=== Stored data ===
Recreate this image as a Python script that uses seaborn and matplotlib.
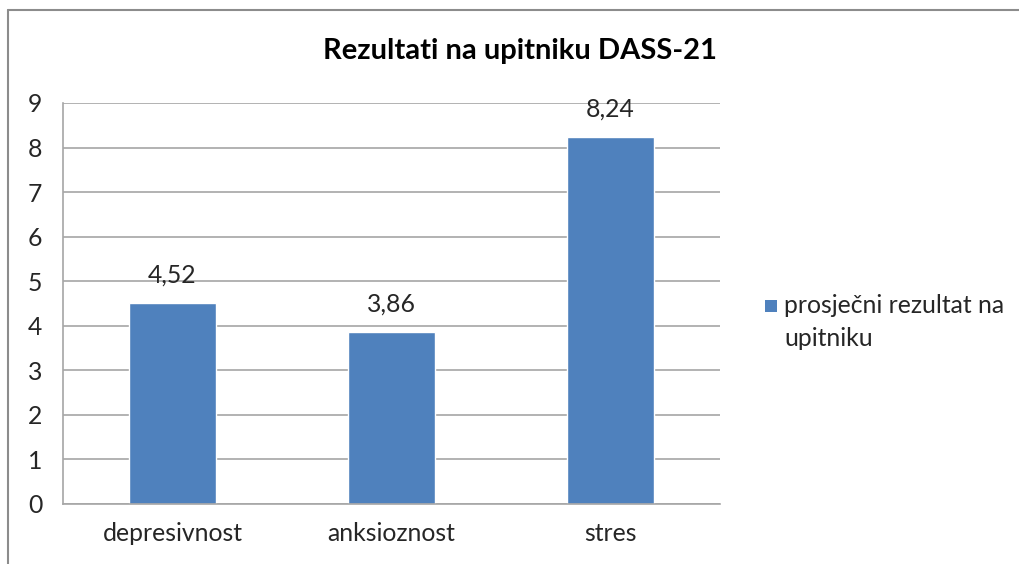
import pandas as pd
import seaborn as sns
import matplotlib.pyplot as plt
from matplotlib.lines import Line2D
from matplotlib.patches import Rectangle

# Chart data
categories = ['depresivnost', 'anksioznost', 'stres']
values = [4.52, 3.86, 8.24]
value_labels = ['4,52', '3,86', '8,24']
series_name = 'prosječni rezultat na\nupitniku'

df = pd.DataFrame({'kategorija': categories, 'rezultat': values})

sns.set_style('white')
plt.rcParams['font.family'] = ['Lato', 'DejaVu Sans']

bar_color = '#4F81BD'
grid_color = '#A6A6A6'
text_color = '#262626'
fs = 17.8

fig = plt.figure(figsize=(10.2, 5.64), dpi=100)
ax = fig.add_axes([0.0618, 0.1064, 0.644, 0.711])

sns.barplot(data=df, x='kategorija', y='rezultat', color=bar_color,
            width=0.4, saturation=1, ax=ax)

ax.set_ylim(0, 9)
ax.set_xlim(-0.5, 2.5)
ax.set_yticks(range(10))
ax.yaxis.grid(True, color=grid_color, linewidth=1.2)
ax.set_axisbelow(True)
ax.set_xlabel('')
ax.set_ylabel('')

for side in ['top', 'right']:
    ax.spines[side].set_visible(False)
for side in ['left', 'bottom']:
    ax.spines[side].set_color(grid_color)
    ax.spines[side].set_linewidth(1.2)

ax.tick_params(axis='y', length=7, width=1.2, color=grid_color, direction='out',
               labelsize=fs, labelcolor=text_color, pad=8)
ax.tick_params(axis='x', length=0, labelsize=fs, labelcolor=text_color, pad=13)

# category separator ticks on x axis
ax.set_xticks([-0.5, 0.5, 1.5, 2.5], minor=True)
ax.tick_params(axis='x', which='minor', length=7, width=1.2, color=grid_color,
               direction='out')

for i, (v, lab) in enumerate(zip(values, value_labels)):
    ax.text(i, v + 0.37, lab, ha='center', va='bottom', fontsize=fs,
            color=text_color)

fig.text(0.51, 0.91, 'Rezultati na upitniku DASS-21', ha='center', va='center',
         fontsize=21, fontweight='bold', color='black')

# legend: square marker beside the first line of the series name
fig.add_artist(Rectangle((765 / 1020, 1 - 312 / 564), 12 / 1020, 12 / 564,
                         transform=fig.transFigure, facecolor=bar_color,
                         edgecolor='none'))
fig.text(784 / 1020, 1 - 294 / 564, series_name, ha='left', va='top',
         fontsize=fs, color=text_color, linespacing=1.5)

# outer chart frame (cut off at right and bottom)
frame_color = '#8C8C8C'
fig.add_artist(Line2D([8 / 1020, 1], [1 - 10 / 564, 1 - 10 / 564],
                      transform=fig.transFigure, color=frame_color, linewidth=1.5))
fig.add_artist(Line2D([8 / 1020, 8 / 1020], [0, 1 - 10 / 564],
                      transform=fig.transFigure, color=frame_color, linewidth=1.5))

fig.savefig('out.png', dpi=100, facecolor='white')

=== Task details ===
Take the lines from the start of the material to the line with "labelsize=fs, labelcolor=text_color, pad=13)", both included, and transcribe them exactly without the pictures.

=== Solution for this exercise ===
Recreate this image as a Python script that uses seaborn and matplotlib.
import pandas as pd
import seaborn as sns
import matplotlib.pyplot as plt
from matplotlib.lines import Line2D
from matplotlib.patches import Rectangle

# Chart data
categories = ['depresivnost', 'anksioznost', 'stres']
values = [4.52, 3.86, 8.24]
value_labels = ['4,52', '3,86', '8,24']
series_name = 'prosječni rezultat na\nupitniku'

df = pd.DataFrame({'kategorija': categories, 'rezultat': values})

sns.set_style('white')
plt.rcParams['font.family'] = ['Lato', 'DejaVu Sans']

bar_color = '#4F81BD'
grid_color = '#A6A6A6'
text_color = '#262626'
fs = 17.8

fig = plt.figure(figsize=(10.2, 5.64), dpi=100)
ax = fig.add_axes([0.0618, 0.1064, 0.644, 0.711])

sns.barplot(data=df, x='kategorija', y='rezultat', color=bar_color,
            width=0.4, saturation=1, ax=ax)

ax.set_ylim(0, 9)
ax.set_xlim(-0.5, 2.5)
ax.set_yticks(range(10))
ax.yaxis.grid(True, color=grid_color, linewidth=1.2)
ax.set_axisbelow(True)
ax.set_xlabel('')
ax.set_ylabel('')

for side in ['top', 'right']:
    ax.spines[side].set_visible(False)
for side in ['left', 'bottom']:
    ax.spines[side].set_color(grid_color)
    ax.spines[side].set_linewidth(1.2)

ax.tick_params(axis='y', length=7, width=1.2, color=grid_color, direction='out',
               labelsize=fs, labelcolor=text_color, pad=8)
ax.tick_params(axis='x', length=0, labelsize=fs, labelcolor=text_color, pad=13)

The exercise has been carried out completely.